A majority of UK pension scheme trustees support the government’s surplus extraction plans, according to a poll conducted by consultancy XPS Group.
In a recent survey conducted during a webinar organised by XPS and attended by more than 300 trustees, employers and pension managers, 70% said they supported the government’s intention to allow defined benefit (DB) schemes to extract their surplus.
It also showed that 43% of those polled indicated that they would either review their strategy plans or that they had yet to finalise their plans, indicating that a meaningful number would now consider the impact of any changes.
The remaining 57% said the announcements would make no difference to their strategy, with 17% of those polled already pursuing run-on, and 40% pursuing insurance buyout.
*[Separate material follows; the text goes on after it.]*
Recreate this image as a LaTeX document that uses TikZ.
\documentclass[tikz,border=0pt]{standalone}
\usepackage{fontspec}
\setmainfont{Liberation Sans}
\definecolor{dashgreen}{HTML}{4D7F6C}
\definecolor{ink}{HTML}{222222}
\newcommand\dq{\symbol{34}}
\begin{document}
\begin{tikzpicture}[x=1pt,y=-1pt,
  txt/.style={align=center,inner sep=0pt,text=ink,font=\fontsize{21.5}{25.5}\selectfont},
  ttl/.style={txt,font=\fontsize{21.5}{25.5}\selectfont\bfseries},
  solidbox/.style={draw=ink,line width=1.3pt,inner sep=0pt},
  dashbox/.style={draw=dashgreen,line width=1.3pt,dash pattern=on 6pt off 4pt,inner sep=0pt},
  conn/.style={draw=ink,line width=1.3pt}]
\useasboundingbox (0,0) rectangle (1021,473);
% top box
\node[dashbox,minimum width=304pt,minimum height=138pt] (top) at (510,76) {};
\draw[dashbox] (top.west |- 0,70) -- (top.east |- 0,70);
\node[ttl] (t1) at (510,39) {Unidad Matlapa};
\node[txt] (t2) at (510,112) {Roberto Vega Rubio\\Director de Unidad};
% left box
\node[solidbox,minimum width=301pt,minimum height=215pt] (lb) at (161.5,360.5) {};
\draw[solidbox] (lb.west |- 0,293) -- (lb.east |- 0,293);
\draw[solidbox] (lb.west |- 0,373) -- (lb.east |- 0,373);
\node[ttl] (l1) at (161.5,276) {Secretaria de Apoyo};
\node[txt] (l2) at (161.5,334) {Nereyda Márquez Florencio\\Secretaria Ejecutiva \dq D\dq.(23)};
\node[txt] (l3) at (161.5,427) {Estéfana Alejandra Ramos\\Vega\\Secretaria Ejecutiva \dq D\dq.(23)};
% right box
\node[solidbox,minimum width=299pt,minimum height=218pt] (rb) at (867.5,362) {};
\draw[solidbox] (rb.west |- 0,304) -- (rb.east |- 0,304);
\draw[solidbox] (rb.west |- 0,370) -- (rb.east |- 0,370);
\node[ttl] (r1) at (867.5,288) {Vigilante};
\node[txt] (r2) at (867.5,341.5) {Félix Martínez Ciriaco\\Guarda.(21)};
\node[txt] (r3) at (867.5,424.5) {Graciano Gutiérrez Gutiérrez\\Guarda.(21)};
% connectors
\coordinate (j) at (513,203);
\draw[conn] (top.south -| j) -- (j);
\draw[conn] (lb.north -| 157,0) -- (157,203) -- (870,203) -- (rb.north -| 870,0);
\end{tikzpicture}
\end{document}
Tom Froggett, senior consultant at XPS Group, said: “The government will be encouraged that there is support for its proposals, particularly that a meaningful number of schemes are expecting to review, or are yet to finalise, their long-term strategy following last week’s announcement.”
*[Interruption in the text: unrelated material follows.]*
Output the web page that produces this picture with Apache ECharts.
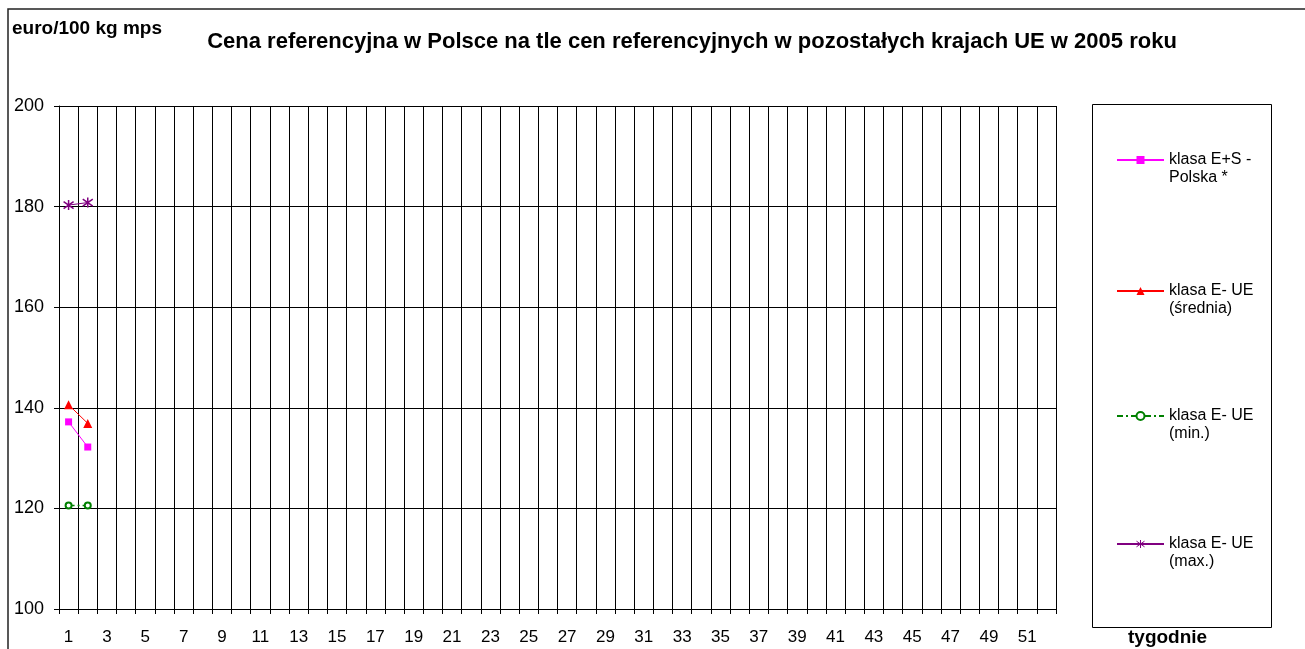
<!DOCTYPE html>
<html><head><meta charset="utf-8">
<script src="https://cdn.jsdelivr.net/npm/echarts@6/dist/echarts.min.js"></script>
<style>html,body{margin:0;padding:0;background:#fff}#c{width:1305px;height:649px}</style>
</head><body><div id="c"></div>
<script>
const weeks = Array.from({length:52},(_,i)=>String(i+1));
const polska = [137.2, 132.2];
const ueAvg = [140.6, 136.9];
const ueMin = [120.6, 120.6];
const ueMax = [180.3, 180.8];
const names = ['klasa E+S -\nPolska *','klasa E- UE\n(średnia)','klasa E- UE\n(min.)','klasa E- UE\n(max.)'];
const yMin = 100, yMax = 200, yStep = 20;
const FONT = 'Liberation Sans, Arial, sans-serif';
const star = 'path://M5,0L5,10M1,1.5L9,8.5M9,1.5L1,8.5';

const chart = echarts.init(document.getElementById('c'));
const legendIconY = [159, 290, 415, 543];
function mkLegend(i){
  return {
    data:[i===3 ? {name:names[i], itemStyle:{borderColor:'#800080', borderWidth:1}} : names[i]],
    orient:'vertical', left:1116, top:legendIconY[i]-26, padding:0,
    itemWidth:47, itemHeight:10, itemGap:0,
    formatter: n => '\n' + n,
    textStyle:{fontFamily:FONT, fontSize:16, color:'#000', lineHeight:18}
  };
}
chart.setOption({
  animation:false,
  textStyle:{fontFamily:FONT},
  title:{text:'Cena referencyjna w Polsce na tle cen referencyjnych w pozostałych krajach UE w 2005 roku',
    left:687, textAlign:'center', top:26,
    textStyle:{fontFamily:FONT, fontSize:22, fontWeight:'bold', color:'#000'}},
  legend:[0,1,2,3].map(mkLegend),
  grid:{left:59, right:249, top:106, bottom:40},
  xAxis:{type:'category', data:weeks, boundaryGap:true,
    axisLine:{lineStyle:{color:'#000', width:1}},
    axisTick:{show:true, interval:0, length:5, lineStyle:{color:'#000'}},
    axisLabel:{interval:1, fontFamily:FONT, fontSize:17, color:'#000', margin:20},
    splitLine:{show:true, interval:0, lineStyle:{color:'#000', width:1}}},
  yAxis:{type:'value', min:yMin, max:yMax, interval:yStep,
    axisLine:{show:true, lineStyle:{color:'#000'}},
    axisTick:{show:true, length:5, lineStyle:{color:'#000'}},
    axisLabel:{fontFamily:FONT, fontSize:18, color:'#000', margin:15},
    splitLine:{show:true, lineStyle:{color:'#000', width:1}}},
  graphic:[
    {type:'polyline', shape:{points:[[8,649],[8,9],[1305,9]]}, style:{stroke:'#222', lineWidth:1.5, fill:null}},
    {type:'rect', shape:{x:1092.5, y:104.5, width:179, height:523}, style:{stroke:'#000', lineWidth:1, fill:null}, z:-1},
    {type:'text', left:12, top:19, style:{text:'euro/100 kg mps', font:'bold 19px '+FONT, fill:'#000'}},
    {type:'text', left:1128, top:628, style:{text:'tygodnie', font:'bold 19px '+FONT, fill:'#000'}}
  ],
  series:[
    {name:names[0], type:'line', data:polska, symbol:'rect', symbolSize:7,
      lineStyle:{color:'#ff00ff', width:1}, itemStyle:{color:'#ff00ff'}},
    {name:names[1], type:'line', data:ueAvg, symbol:'triangle', symbolSize:9,
      lineStyle:{color:'#ff0000', width:1}, itemStyle:{color:'#ff0000'}},
    {name:names[2], type:'line', data:ueMin, symbol:'emptyCircle', symbolSize:6,
      lineStyle:{color:'#008000', width:1.5, type:[6,3,2,3]}, itemStyle:{color:'#008000', borderWidth:1}},
    {name:names[3], type:'line', data:ueMax, symbol:star, symbolSize:10,
      lineStyle:{color:'#800080', width:1}, itemStyle:{color:'#800080', borderColor:'#800080', borderWidth:1.5}}
  ]
});
</script></body></html>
He said the focus now turns to how to implement the DB surplus flexibilities effectively and safely.
“We are calling for two things: first, a simple statutory override to enable surplus to be released, and second, regulatory guidance or a code of practice that offers trustees a comprehensive blueprint for running DB schemes on to build and use surplus safely and effectively,” he added.
Funding levels
According to LCP figures, the combined pensions surplus for the UK schemes of FTSE 100 companies is estimated to be around £70bn (€84bn) as at 31 January 2025, up from £65bn as at 31 December 2024.
This is about £25bn higher than the same period last year – an improvement that LCP has said is a real positive for schemes and their sponsors, and follows strong aggregate year-end surplus positions every year since 2020.
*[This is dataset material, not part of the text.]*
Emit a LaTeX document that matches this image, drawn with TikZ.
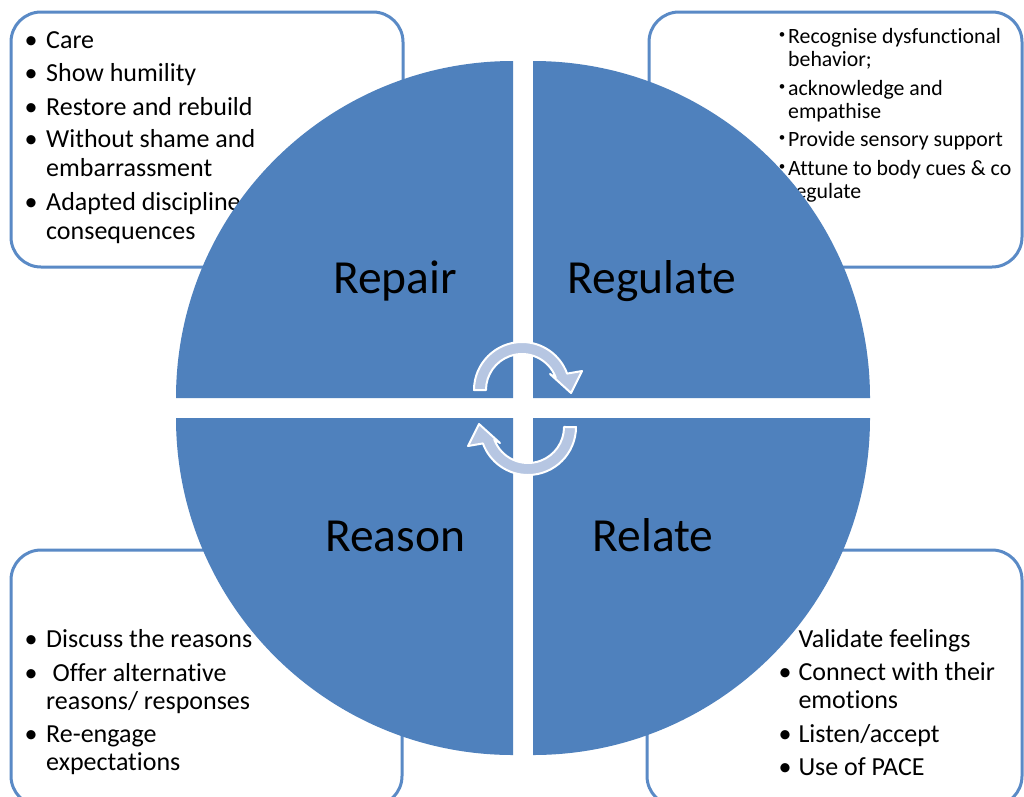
\documentclass[tikz,border=0pt]{standalone}
\usepackage{fontspec}
\setmainfont[Ligatures={NoCommon,NoContextual}]{Carlito}
\definecolor{qblue}{HTML}{4F81BD}
\definecolor{bborder}{HTML}{5A8AC6}
\definecolor{arrowfill}{HTML}{B6C6E2}
\begin{document}
\begin{tikzpicture}[x=1pt,y=-1pt,
  box/.style={draw=bborder, line width=3pt, fill=white, rounded corners=30pt},
  quad/.style={fill=qblue},
  item/.style={anchor=base west, inner sep=0pt, font=\fontsize{26}{30}\selectfont},
  sitem/.style={anchor=base west, inner sep=0pt, font=\fontsize{21.8}{26}\selectfont},
  bul/.style={anchor=base, inner sep=0pt, font=\fontsize{26}{30}\selectfont},
  sbul/.style={anchor=base, inner sep=0pt, font=\fontsize{13}{16}\selectfont},
  lbl/.style={anchor=base, inner sep=0pt, font=\fontsize{47.5}{56}\selectfont},
  cyc/.style={fill=arrowfill, draw=white, line width=2pt, line join=round}]
\useasboundingbox (0,0) rectangle (1024,796);
\fill[white] (0,0) rectangle (1024,796);

% boxes
\draw[box] (11,12) rectangle (403,267);
\draw[box] (649,12) rectangle (1022,267);
\draw[box] (11,550) rectangle (402,806);
\draw[box] (647,550) rectangle (1022,806);

% top-left text
\node[bul] (tlb1) at (31,48.3) {•};  \node[item] (tl1) at (46,48.3) {Care};
\node[bul] (tlb2) at (31,81.7) {•};  \node[item] (tl2) at (46,81.7) {Show humility};
\node[bul] (tlb3) at (31,115) {•};   \node[item] (tl3) at (46,115) {Restore and rebuild};
\node[bul] (tlb4) at (31,147.7) {•}; \node[item] (tl4) at (46,147.7) {Without shame and};
\node[item] (tl5) at (46,176) {embarrassment};
\node[bul] (tlb6) at (31,210) {•};   \node[item] (tl6) at (46,210) {Adapted discipline};
\node[item] (tl7) at (46,239) {consequences};

% top-right text
\node[sbul] (trb1) at (782,38.5) {•}; \node[sitem] (tr1) at (788,43.3) {Recognise dysfunctional};
\node[sitem] (tr2) at (788,66.7) {behavior;};
\node[sbul] (trb3) at (782,90.2) {•}; \node[sitem] (tr3) at (788,95) {acknowledge and};
\node[sitem] (tr4) at (788,118.3) {empathise};
\node[sbul] (trb5) at (782,141.9) {•}; \node[sitem] (tr5) at (788,146.7) {Provide sensory support};
\node[sbul] (trb6) at (782,170.2) {•}; \node[sitem] (tr6) at (788,175) {Attune to body cues \& co};
\node[sitem] (tr7) at (788,198.3) {regulate};

% bottom-left text
\node[bul] (blb1) at (31,647.3) {•}; \node[item] (bl1) at (46,647.3) {Discuss the reasons};
\node[bul] (blb2) at (31,681.7) {•}; \node[item] (bl2) at (52.5,681.7) {Offer alternative};
\node[item] (bl3) at (46,709.3) {reasons/ responses};
\node[bul] (blb4) at (31,742.7) {•}; \node[item] (bl4) at (46,742.7) {Re-engage};
\node[item] (bl5) at (46,770.7) {expectations};

% bottom-right text
\node[item] (br1) at (798.3,647.3) {Validate feelings};
\node[bul] (brb2) at (785,680) {•}; \node[item] (br2) at (798.3,680) {Connect with their};
\node[item] (br3) at (798.3,708.3) {emotions};
\node[bul] (brb4) at (785,742.7) {•}; \node[item] (br4) at (798.3,742.7) {Listen/accept};
\node[bul] (brb5) at (785,775) {•}; \node[item] (br5) at (798.3,775) {Use of PACE};

% quadrants
\fill[quad] (513,398) -- (176,398) arc[start angle=180, end angle=270, radius=337] -- cycle;
\fill[quad] (533,398) -- (533,61) arc[start angle=270, end angle=360, radius=337] -- cycle;
\fill[quad] (513,418) -- (176,418) arc[start angle=180, end angle=90, radius=337] -- cycle;
\fill[quad] (533,418) -- (870,418) arc[start angle=0, end angle=90, radius=337] -- cycle;

% labels
\node[lbl] (repair) at (395,293) {Repair};
\node[lbl] (regulate) at (652,293) {Regulate};
\node[lbl] (reason) at (395,551) {Reason};
\node[lbl] (relate) at (653,551) {Relate};

% cycle arrows
\begin{scope}[shift={(522,390)}]
\draw[cyc] (-48,0) arc[start angle=180,end angle=340,radius=48] -- (60,-19) -- (49,3) -- (28,-16) -- (33.8,-12.3) arc[start angle=340,end angle=180,radius=36] -- cycle;
\end{scope}
\begin{scope}[shift={(528,427)}, rotate=180]
\draw[cyc] (-48,0) arc[start angle=180,end angle=340,radius=48] -- (60,-19) -- (49,3) -- (28,-16) -- (33.8,-12.3) arc[start angle=340,end angle=180,radius=36] -- cycle;
\end{scope}
\end{tikzpicture}
\end{document}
On the low-dependency level, which is the figure the government is expected to focus on, LCP estimates the surplus to be around £50bn.
It said: “This represents significant value to sponsors and DB scheme members, and a real change in the DB pension scheme endgame landscape. With these potential changes on the horizon, we view that there is an opportunity for schemes and sponsors to get on the front foot, plan for the changes and ensure they make the most of future flexibility in the rules to improve outcomes for all stakeholders.”
Aaron Chaderton, consultant and part of the endgame team at LCP, added: “Ever since the 2023 Mansion House speech and the continuation of strong DB funding levels, it has felt like momentum has been building for schemes to run on. The Treasury’s announcement last week has validated the excitement in the industry, and it is going to be extremely exciting to see how the market develops as a result.”